Capitulation in the stock market refers to a large-scale, rapid, and typically panic-driven wave of selling that marks a shift in market sentiment from fear to complete surrender, where investors abandon their positions regardless of price or value considerations. This phenomenon typically occurs in sustained downward markets when the last holdout investors finally give up and liquidate their positions. Capitulation is often considered one of the important signals of a market bottom, accompanied by dramatic increases in trading volume, surging volatility, and significant price declines in assets.

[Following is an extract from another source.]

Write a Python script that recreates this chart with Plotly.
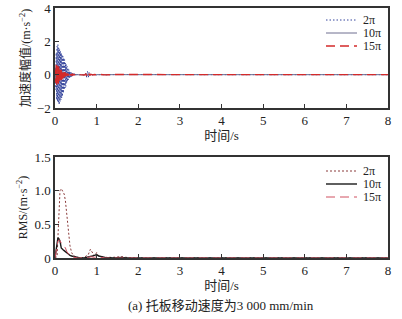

Capitulation exhibits several distinctive characteristics:
Volume spike: A sudden increase in trading activity, often several times the normal daily volume, indicating that many investors are rushing to exit the market simultaneously.
Precipitous price drops: Asset prices falling dramatically in a short period, with declines significantly exceeding normal market fluctuations.

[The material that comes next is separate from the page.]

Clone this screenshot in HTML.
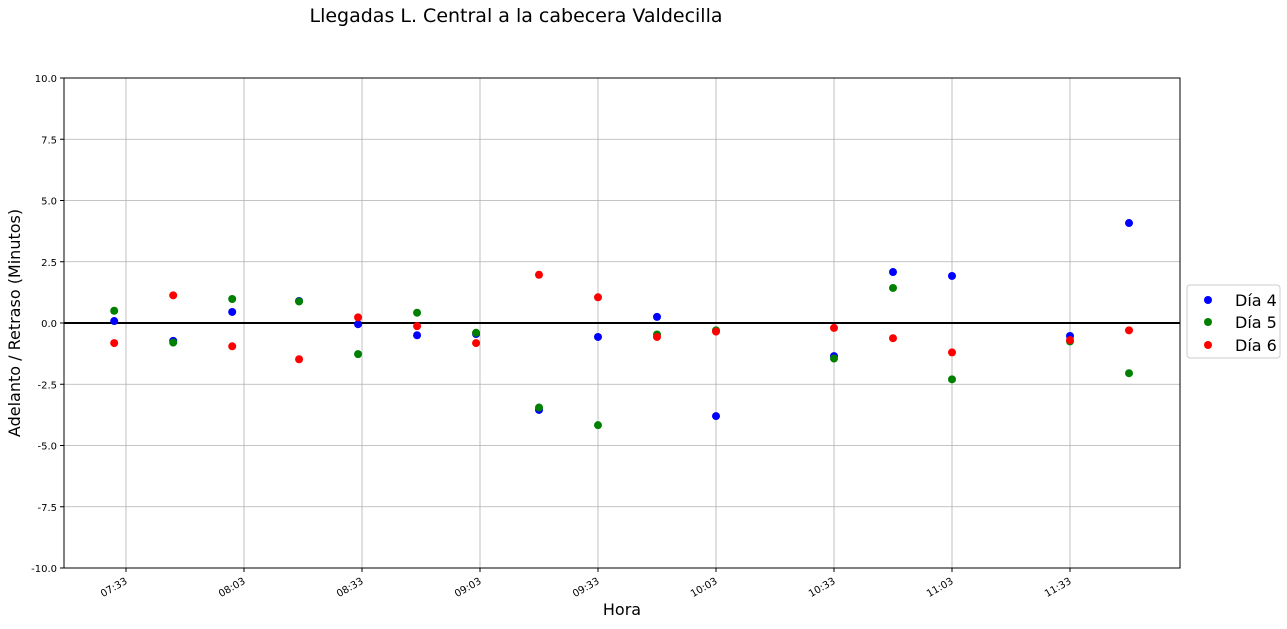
<!DOCTYPE html>
<html><head><meta charset="utf-8"><style>
body{margin:0;background:#fff;font-family:"Liberation Sans","DejaVu Sans",sans-serif;}
svg text{font-family:"DejaVu Sans","Liberation Sans",sans-serif;}
</style></head><body>
<svg id="chart" width="1287" height="624" xmlns="http://www.w3.org/2000/svg">
<text x="516" y="22" font-size="19" text-anchor="middle">Llegadas L. Central a la cabecera Valdecilla</text>
<g id="grid"></g>
<g id="ticks"></g>
<line x1="64" x2="1180" y1="323" y2="323" stroke="#000" stroke-width="2"/>
<g id="pts"></g>
<rect x="64" y="78" width="1116" height="490" fill="none" stroke="#000" stroke-width="1"/>
<text x="622" y="615" font-size="16" text-anchor="middle">Hora</text>
<text transform="translate(20,323) rotate(-90)" font-size="16" text-anchor="middle">Adelanto / Retraso (Minutos)</text>
<g>
<rect x="1187" y="285" width="93" height="73" fill="#fff" stroke="#ccc" rx="3"/>
<circle cx="1208" cy="300" r="4" fill="#0000ff"/><text x="1235" y="306" font-size="16">Día 4</text>
<circle cx="1208" cy="322" r="4" fill="#008000"/><text x="1235" y="328" font-size="16">Día 5</text>
<circle cx="1208" cy="345" r="4" fill="#ff0000"/><text x="1235" y="351" font-size="16">Día 6</text>
</g>
</svg>
<script>
const times=["07:30","07:45","08:00","08:17","08:32","08:47","09:02","09:18","09:33","09:48","10:03","10:33","10:48","11:03","11:33","11:48"];
const dia4=[0.08,-0.73,0.45,0.9,-0.05,-0.5,-0.45,-3.55,-0.57,0.25,-3.8,-1.35,2.08,1.92,-0.53,4.08];
const dia5=[0.5,-0.8,0.98,0.88,-1.27,0.42,-0.4,-3.45,-4.17,-0.47,-0.3,-1.45,1.43,-2.3,-0.75,-2.05];
const dia6=[-0.82,1.13,-0.95,-1.48,0.23,-0.13,-0.82,1.97,1.05,-0.57,-0.35,-0.2,-0.62,-1.2,-0.7,-0.3];
const xTicks=["07:33","08:03","08:33","09:03","09:33","10:03","10:33","11:03","11:33"];
const yTicks=[-10,-7.5,-5,-2.5,0,2.5,5,7.5,10];
const NS="http://www.w3.org/2000/svg";
function mins(t){const p=t.split(":");return +p[0]*60+ +p[1];}
function xs(t){return 126+(mins(t)-mins("07:33"))*118/30;}
function ys(v){return 323-v*24.5;}
function mk(tag,attrs,parent){const e=document.createElementNS(NS,tag);for(const k in attrs)e.setAttribute(k,attrs[k]);parent.appendChild(e);return e;}
const grid=document.getElementById("grid"),ticks=document.getElementById("ticks"),pts=document.getElementById("pts");
yTicks.forEach(v=>{const y=ys(v);
 const l=mk("line",{x1:64,x2:1180,y1:y,y2:y,stroke:"#b0b0b0","stroke-width":0.8},grid);
 
 
 mk("line",{x1:60,x2:64,y1:y,y2:y,stroke:"#000"},ticks);
 const t=mk("text",{x:57,y:y+4,"font-size":10,"text-anchor":"end"},ticks);t.textContent=v.toFixed(1);
 
 
});
xTicks.forEach(s=>{const x=xs(s);
 const l=mk("line",{x1:x,x2:x,y1:78,y2:568,stroke:"#b0b0b0","stroke-width":0.8},grid);
 
 
 mk("line",{x1:x,x2:x,y1:568,y2:572,stroke:"#000"},ticks);
 const t=mk("text",{transform:`translate(${x+2},${583}) rotate(-30)`,"font-size":10,"text-anchor":"end"},ticks);t.textContent=s;
 
 
});
[[dia4,"#0000ff","dia4"],[dia5,"#008000","dia5"],[dia6,"#ff0000","dia6"]].forEach(([arr,c,n])=>{
 arr.forEach((v,i)=>{const p=mk("circle",{cx:xs(times[i]),cy:ys(v),r:4,fill:c},pts);
  
  
 });
});
</script>
</body></html>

Volatility surge: Market fear gauges (such as the VIX index) spiking dramatically, reflecting peak investor anxiety.
Widespread selling: Almost all asset classes being sold simultaneously, with even traditionally high-quality assets not being spared.
Emotion-driven decisions: Decision-making primarily driven by fear and desperation rather than rational fundamental analysis.
Exhaustion of sellers: When nearly all potential sellers have sold, the market often presents opportunities for reversal.
Capitulation is not merely a technical indicator but a market psychology phenomenon reflecting the collective behavior of market participants under extreme pressure.
Capitulation has profound effects on markets:
Capitulation events are often viewed by professional investors as potential market bottom signals. When the last unwilling sellers are forced to liquidate, there is virtually no selling pressure left in the market, creating conditions for a rebound. Historical data shows that many major market rallies begin following large-scale capitulation events.
These selling episodes often result in severely undervalued assets, creating rare value investment opportunities. Investors with long-term horizons frequently view these moments as prime times to establish positions.
Capitulation can lead to liquidity crises in markets as buyers quickly disappear while sellers race to offload assets at any price during panic periods. This imbalance can temporarily disrupt price discovery mechanisms.
For retail investors, capitulation often represents significant financial and psychological losses, potentially causing them to stay away from markets for extended periods, missing subsequent recoveries.
While capitulation may present investment opportunities, it also comes with significant risks:
Identification difficulty: True capitulation can only be confirmed in retrospect, and premature identification may result in entering the market while the "falling knife" is still descending.
False signal risk: Markets sometimes exhibit capitulation-like characteristics but continue to decline afterward, creating what's known as a "Dead Cat Bounce" phenomenon.
Psychological challenge: Going against the prevailing sentiment in extremely fearful markets requires exceptional psychological resilience and discipline.
Liquidity risk: Market liquidity during capitulation phases is extremely poor, potentially making it impossible to execute large transactions at reasonable prices.
Systemic risk: Some capitulation events may reflect deeper economic or financial system problems rather than simple market overreactions.
Regulatory intervention: Extreme market events may trigger trading halts or other regulatory measures, adding uncertainty.
Capitulation, as a significant phenomenon in stock markets, represents both risk and opportunity, and understanding its characteristics and impact is crucial for investors.
Capitulation represents a pivotal turning point in market cycles, often marking the transition phase from extreme pessimism to recovery. For professional investors, identifying genuine capitulation signals is an important skill that can help them discover value amid panic. However, this requires rich experience, strong psychological fortitude, and a deep understanding of historical market patterns. For individual investors, understanding the dynamics of capitulation helps avoid making irrational decisions near market bottoms due to fear, while also reminding them to remain vigilant during periods of extreme market optimism. Whether as a potential signal of market bottoms or as a barometer of investor sentiment, capitulation holds an irreplaceable position of importance in financial market analysis.